- [Your objective]:
Take the lines from the head of the listing through the one bearing "ax = fig.add_axes([117/1134, 1" and copy them exactly, leaving every picture out.
+-------+
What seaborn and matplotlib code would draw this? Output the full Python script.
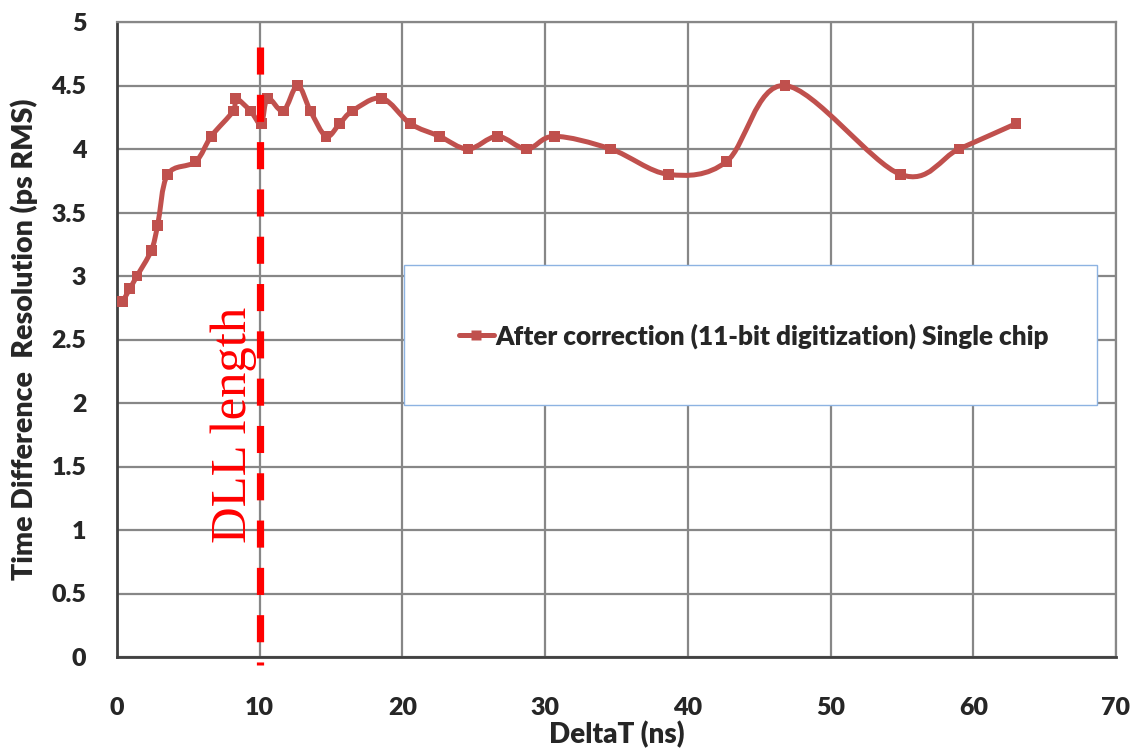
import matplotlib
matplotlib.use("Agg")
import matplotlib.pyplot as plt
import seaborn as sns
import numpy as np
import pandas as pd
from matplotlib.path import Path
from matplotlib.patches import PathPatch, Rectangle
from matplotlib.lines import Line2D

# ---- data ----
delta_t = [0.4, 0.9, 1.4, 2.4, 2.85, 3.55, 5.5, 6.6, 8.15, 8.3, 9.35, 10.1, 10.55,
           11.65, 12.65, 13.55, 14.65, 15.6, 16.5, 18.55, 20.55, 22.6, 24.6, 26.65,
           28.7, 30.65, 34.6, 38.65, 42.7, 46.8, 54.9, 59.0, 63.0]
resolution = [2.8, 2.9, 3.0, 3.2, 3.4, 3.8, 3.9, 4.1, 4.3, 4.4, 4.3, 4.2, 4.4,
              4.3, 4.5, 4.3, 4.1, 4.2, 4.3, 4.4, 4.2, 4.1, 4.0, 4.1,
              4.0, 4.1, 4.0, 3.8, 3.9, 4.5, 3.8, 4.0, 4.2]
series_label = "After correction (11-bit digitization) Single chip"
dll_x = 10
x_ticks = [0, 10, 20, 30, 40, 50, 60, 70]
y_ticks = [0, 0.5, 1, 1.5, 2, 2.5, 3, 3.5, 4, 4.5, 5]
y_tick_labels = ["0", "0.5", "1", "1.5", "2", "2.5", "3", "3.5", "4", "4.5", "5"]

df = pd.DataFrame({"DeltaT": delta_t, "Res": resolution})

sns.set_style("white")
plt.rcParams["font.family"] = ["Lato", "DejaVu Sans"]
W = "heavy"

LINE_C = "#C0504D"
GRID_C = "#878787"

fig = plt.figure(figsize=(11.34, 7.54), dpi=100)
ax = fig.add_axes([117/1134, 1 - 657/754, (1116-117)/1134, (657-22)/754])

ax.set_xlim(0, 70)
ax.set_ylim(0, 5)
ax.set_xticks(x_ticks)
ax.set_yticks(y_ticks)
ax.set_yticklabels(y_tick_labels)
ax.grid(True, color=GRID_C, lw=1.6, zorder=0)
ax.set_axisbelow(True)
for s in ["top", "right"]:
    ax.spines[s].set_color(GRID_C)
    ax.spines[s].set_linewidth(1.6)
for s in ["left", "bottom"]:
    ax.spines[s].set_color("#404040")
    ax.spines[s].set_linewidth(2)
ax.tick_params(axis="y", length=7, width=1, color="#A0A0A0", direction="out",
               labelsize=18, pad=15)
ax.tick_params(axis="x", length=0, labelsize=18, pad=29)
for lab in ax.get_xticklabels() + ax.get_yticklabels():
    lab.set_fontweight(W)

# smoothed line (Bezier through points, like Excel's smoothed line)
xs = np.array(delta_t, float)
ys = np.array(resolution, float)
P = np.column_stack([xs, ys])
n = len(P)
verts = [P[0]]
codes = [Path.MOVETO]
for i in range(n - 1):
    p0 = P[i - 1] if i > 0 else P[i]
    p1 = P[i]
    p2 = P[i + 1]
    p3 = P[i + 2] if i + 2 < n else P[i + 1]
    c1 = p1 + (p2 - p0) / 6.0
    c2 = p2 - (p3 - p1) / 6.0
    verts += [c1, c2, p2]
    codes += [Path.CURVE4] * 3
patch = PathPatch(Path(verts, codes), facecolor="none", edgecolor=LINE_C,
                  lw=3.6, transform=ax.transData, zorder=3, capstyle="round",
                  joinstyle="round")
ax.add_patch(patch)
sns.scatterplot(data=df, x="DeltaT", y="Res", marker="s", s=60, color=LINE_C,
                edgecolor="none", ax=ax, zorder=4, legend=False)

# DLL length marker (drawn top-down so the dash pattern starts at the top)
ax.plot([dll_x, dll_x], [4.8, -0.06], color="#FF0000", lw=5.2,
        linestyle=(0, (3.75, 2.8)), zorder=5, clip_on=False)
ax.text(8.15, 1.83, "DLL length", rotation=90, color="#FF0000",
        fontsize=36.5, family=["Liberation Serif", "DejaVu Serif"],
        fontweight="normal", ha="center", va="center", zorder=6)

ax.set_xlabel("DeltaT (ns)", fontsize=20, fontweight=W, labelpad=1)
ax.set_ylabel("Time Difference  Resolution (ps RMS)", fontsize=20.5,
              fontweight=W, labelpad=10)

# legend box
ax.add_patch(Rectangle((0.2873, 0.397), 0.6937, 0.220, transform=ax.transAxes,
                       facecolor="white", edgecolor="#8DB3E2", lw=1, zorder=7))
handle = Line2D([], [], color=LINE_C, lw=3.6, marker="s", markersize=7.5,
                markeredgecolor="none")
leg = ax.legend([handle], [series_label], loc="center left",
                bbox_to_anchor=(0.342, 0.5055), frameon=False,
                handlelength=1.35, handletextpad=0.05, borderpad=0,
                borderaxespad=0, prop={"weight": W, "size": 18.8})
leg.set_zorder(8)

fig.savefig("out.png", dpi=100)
+-------+
- [Response to this exercise]:
What seaborn and matplotlib code would draw this? Output the full Python script.
import matplotlib
matplotlib.use("Agg")
import matplotlib.pyplot as plt
import seaborn as sns
import numpy as np
import pandas as pd
from matplotlib.path import Path
from matplotlib.patches import PathPatch, Rectangle
from matplotlib.lines import Line2D

# ---- data ----
delta_t = [0.4, 0.9, 1.4, 2.4, 2.85, 3.55, 5.5, 6.6, 8.15, 8.3, 9.35, 10.1, 10.55,
           11.65, 12.65, 13.55, 14.65, 15.6, 16.5, 18.55, 20.55, 22.6, 24.6, 26.65,
           28.7, 30.65, 34.6, 38.65, 42.7, 46.8, 54.9, 59.0, 63.0]
resolution = [2.8, 2.9, 3.0, 3.2, 3.4, 3.8, 3.9, 4.1, 4.3, 4.4, 4.3, 4.2, 4.4,
              4.3, 4.5, 4.3, 4.1, 4.2, 4.3, 4.4, 4.2, 4.1, 4.0, 4.1,
              4.0, 4.1, 4.0, 3.8, 3.9, 4.5, 3.8, 4.0, 4.2]
series_label = "After correction (11-bit digitization) Single chip"
dll_x = 10
x_ticks = [0, 10, 20, 30, 40, 50, 60, 70]
y_ticks = [0, 0.5, 1, 1.5, 2, 2.5, 3, 3.5, 4, 4.5, 5]
y_tick_labels = ["0", "0.5", "1", "1.5", "2", "2.5", "3", "3.5", "4", "4.5", "5"]

df = pd.DataFrame({"DeltaT": delta_t, "Res": resolution})

sns.set_style("white")
plt.rcParams["font.family"] = ["Lato", "DejaVu Sans"]
W = "heavy"

LINE_C = "#C0504D"
GRID_C = "#878787"

fig = plt.figure(figsize=(11.34, 7.54), dpi=100)
ax = fig.add_axes([117/1134, 1 - 657/754, (1116-117)/1134, (657-22)/754])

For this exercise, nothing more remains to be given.